A USB-C to Type-A cable is included, but the problem is that the cable is way too short. Most desktop computers have their 10 Gbps USB port(s) at the back, so the included cable means you'll be crawling under your desk from time to time. A small criticism is that there is no activity indicator. Many vendors include a small LED near the USB-C port, so you can easily see when the drive is finished with a lengthy copy operation, or when data is accessed.
In terms of performance, the HP P500 really can't impress compared to other USB 3.1 drives in our test group. The underlying reason is that the drive is not based on the NVMe standard, but uses the UFS (Universal Flash Storage) interface, which has been developed for digital cameras, phones, and other consumer electronics devices. Overall performance is still much better than any USB stick or mechanical HDD, reaching almost 400 MB/s read and 250 MB/s write. What's also worth mentioning is that the drive doesn't seem to use any pseudo-SLC cache. This means incoming write bursts can't be absorbed at high speed and instead complete at 250 MB/s. On the other hand, write speeds remain constant while filling the drive's full capacity. Transfer rates on other SSDs fall off a cliff once their SLC cache is exhausted.

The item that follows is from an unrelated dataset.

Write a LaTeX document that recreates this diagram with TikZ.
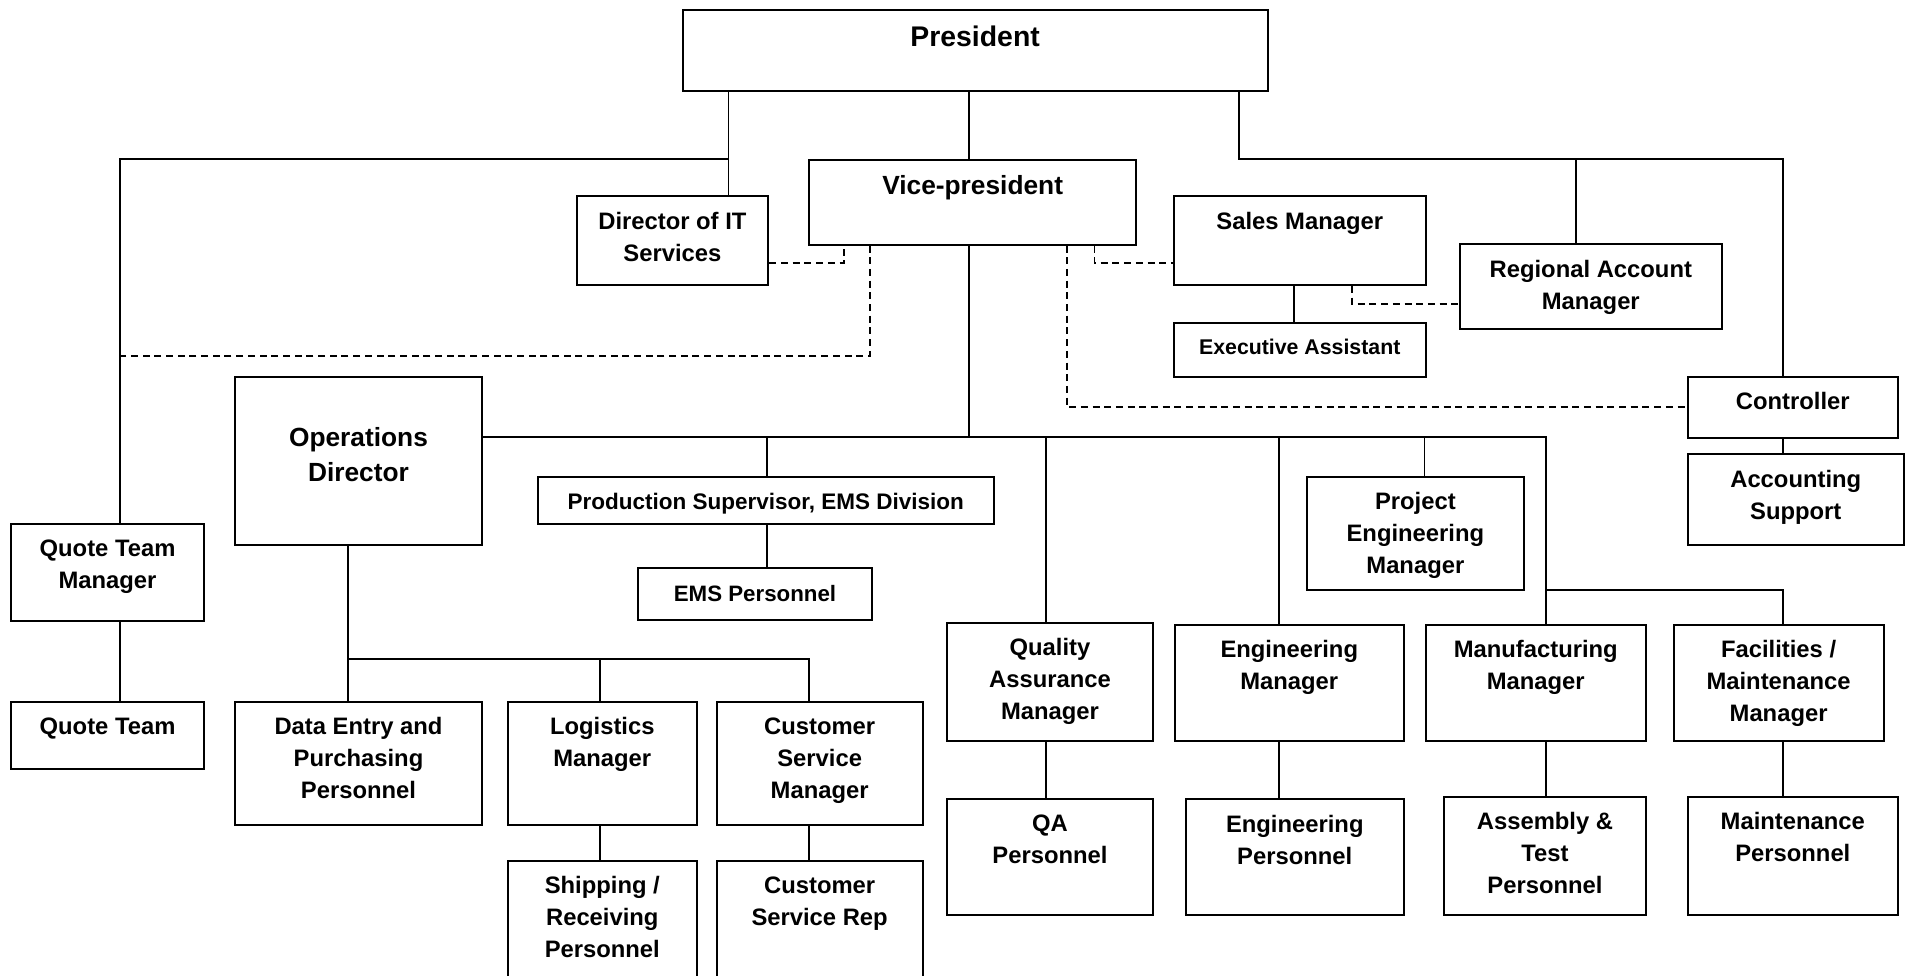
\documentclass[tikz,border=0pt]{standalone}
\usepackage{fontspec}
\setmainfont{Liberation Sans}
\usepackage{tikz}

\tikzset{
  box/.style={draw, line width=2pt, inner sep=0pt, anchor=north west},
  txt/.style={anchor=north, align=center, inner sep=0pt, yshift=-16.5pt,
    font=\bfseries\fontsize{23.8}{32}\selectfont},
  conn/.style={line width=1.7pt},
  dashlink/.style={line width=1.8pt, dash pattern=on 7pt off 4.7pt},
}

\begin{document}
\begin{tikzpicture}[x=1pt, y=-1pt]

  \useasboundingbox (0,0) rectangle (1910,975);

  % Top
  \node[box, minimum width=585.2, minimum height=80.7,
    label={[txt, font=\bfseries\fontsize{28.4}{34}\selectfont]north:President}] (pres) at (681.5,9.3) {}; %
  \node[box, minimum width=326.7, minimum height=84.8,
    label={[txt, font=\bfseries\fontsize{26.3}{35}\selectfont]north:Vice-president}] (vp) at (808.3,158.7) {}; %
  \node[box, minimum width=191.8, minimum height=88.7,
    label={[txt]north:{Director of IT\\Services}}] (dirit) at (575.5,195.3) {}; %

  % Sales side
  \node[box, minimum width=251.5, minimum height=88.7,
    label={[txt]north:Sales Manager}] (sales) at (1173,195.3) {}; %
  \node[box, minimum width=251.5, minimum height=53.7,
    label={[txt, font=\bfseries\fontsize{21.3}{28}\selectfont]north:Executive Assistant}] (exec) at (1173,322) {}; %
  \node[box, minimum width=262, minimum height=84.4,
    label={[txt]north:{Regional Account\\Manager}}] (ram) at (1458.8,243.3) {}; %
  \node[box, minimum width=210.5, minimum height=61,
    label={[txt]north:Controller}] (ctrl) at (1686.5,375.7) {}; %
  \node[box, minimum width=216.5, minimum height=90.4,
    label={[txt]north:{Accounting\\Support}}] (acct) at (1686.5,453.3) {}; %

  % Operations
  \node[box, minimum width=247, minimum height=168.3,
    label={[txt, yshift=-35pt, font=\bfseries\fontsize{26.3}{35}\selectfont]north:{Operations\\Director}}] (ops) at (234,375.7) {}; %
  \node[box, minimum width=456, minimum height=47,
    label={[txt, yshift=-1.2pt, font=\bfseries\fontsize{22.5}{30}\selectfont]north:{Production Supervisor, EMS Division}}] (prod) at (536.7,475.7) {}; %
  \node[box, minimum width=233.4, minimum height=52.6,
    label={[txt, yshift=-1.5pt, font=\bfseries\fontsize{22.3}{30}\selectfont]north:EMS Personnel}] (ems) at (637.3,566.7) {}; %
  \node[box, minimum width=217.3, minimum height=113.3,
    label={[txt]north:{Project\\Engineering\\Manager}}] (proj) at (1305.7,476) {}; %

  % Quote team
  \node[box, minimum width=192.3, minimum height=97,
    label={[txt]north:{Quote Team\\Manager}}] (qtm) at (10.4,522.7) {}; %
  \node[box, minimum width=192.3, minimum height=67,
    label={[txt]north:Quote Team}] (qt) at (10.4,700.7) {}; %

  % Operations staff
  \node[box, minimum width=247, minimum height=123.3,
    label={[txt]north:{Data Entry and\\Purchasing\\Personnel}}] (data) at (234,700.7) {}; %
  \node[box, minimum width=188.6, minimum height=123.3,
    label={[txt]north:{Logistics\\Manager}}] (logi) at (507,700.7) {}; %
  \node[box, minimum width=205.7, minimum height=123.3,
    label={[txt]north:{Customer\\Service\\Manager}}] (csm) at (715.8,700.7) {}; %
  \node[box, minimum width=188.6, minimum height=130,
    label={[txt]north:{Shipping /\\Receiving\\Personnel}}] (ship) at (507,860) {}; %
  \node[box, minimum width=205.7, minimum height=130,
    label={[txt]north:{Customer\\Service Rep}}] (csr) at (715.8,860) {}; %

  % Managers
  \node[box, minimum width=206, minimum height=117.7,
    label={[txt]north:{Quality\\Assurance\\Manager}}] (qam) at (946,622) {}; %
  \node[box, minimum width=229.5, minimum height=116,
    label={[txt]north:{Engineering\\Manager}}] (engm) at (1173.5,623.7) {}; %
  \node[box, minimum width=220.5, minimum height=116,
    label={[txt]north:{Manufacturing\\Manager}}] (mfg) at (1424.5,623.7) {}; %
  \node[box, minimum width=210, minimum height=116,
    label={[txt]north:{Facilities /\\Maintenance\\Manager}}] (fac) at (1672.6,623.7) {}; %

  % Personnel
  \node[box, minimum width=206, minimum height=115.4,
    label={[txt]north:{QA\\Personnel}}] (qap) at (946,798.3) {}; %
  \node[box, minimum width=218.5, minimum height=115.4,
    label={[txt]north:{Engineering\\Personnel}}] (engp) at (1184.5,798.3) {}; %
  \node[box, minimum width=202, minimum height=117.7,
    label={[txt]north:{Assembly \&\\Test\\Personnel}}] (asm) at (1443,796) {}; %
  \node[box, minimum width=210.4, minimum height=117.7,
    label={[txt]north:{Maintenance\\Personnel}}] (maint) at (1686.6,796) {}; %

  % Bus points
  \coordinate (lbus) at (120,158.7);
  \coordinate (rbus) at (1782.7,158.7);
  \coordinate (obus) at (1545.7,436.7);
  \coordinate (fbus) at (1545.7,590.3);
  \coordinate (dbus) at (347.8,659.3);
  \coordinate (qline) at (120,355.7);

  % President links
  \draw[conn] (pres.south -| 728.6,0) -- (dirit.north -| 728.6,0);
  \draw[conn] (pres.south -| 728.6,0) |- (lbus) -- (qtm.north -| lbus);
  \draw[conn] (pres.south -| 969,0) -- (vp.north -| 969,0);
  \draw[conn] (pres.south -| 1239,0) |- (rbus) -- (ctrl.north -| rbus);
  \draw[conn] (rbus -| 1576.3,0) -- (ram.north -| 1576.3,0);

  % Vice-president links
  \draw[conn] (vp.south -| 969,0) -- (obus -| 969,0);
  \draw[conn] (ops.east |- obus) -- (obus) -- (mfg.north -| obus);
  \foreach \x/\n in {767/prod, 1046/qam, 1278.8/engm, 1424.5/proj}
    \draw[conn] (obus -| \x,0) -- (\n.north -| \x,0);
  \draw[conn] (fbus) -| (fac.north -| 1782.8,0);

  % Operations director links
  \draw[conn] (ops.south -| dbus) -- (data.north -| dbus);
  \draw[conn] (dbus) -| (csm.north -| 808.8,0);
  \draw[conn] (dbus -| 600,0) -- (logi.north -| 600,0);

  % One to one
  \foreach \a/\b/\x in {prod/ems/767, qtm/qt/120, sales/exec/1294, ctrl/acct/1782.7,
      logi/ship/600, csm/csr/808.8, qam/qap/1046, engm/engp/1278.8,
      mfg/asm/1545.8, fac/maint/1782.8}
    \draw[conn] (\a.south -| \x,0) -- (\b.north -| \x,0);

  % Dashed links
  \draw[dashlink] (dirit.east |- 0,262.7) -| (vp.south -| 844,0);
  \draw[dashlink] (vp.south -| 870,0) |- (qline);
  \draw[dashlink] (vp.south -| 1094.5,0) |- (sales.west |- 0,262.7);
  \draw[dashlink] (vp.south -| 1067,0) |- (ctrl.west);
  \draw[dashlink] (sales.south -| 1352,0) |- (ram.west |- 0,303.7);

\end{tikzpicture}
\end{document}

With $115 for the 1 TB variant, the HP P500 is about as cheap as it gets for a portable SSD with 1 TB capacity. For the vast majority of consumers, its performance will be perfectly sufficient, especially when interacting with HDD-based systems. On the other hand, for just a few dollars more, you can get an SSD with higher performance, but it might also end up physically bigger because the components aren't integrated as neatly as on the P500.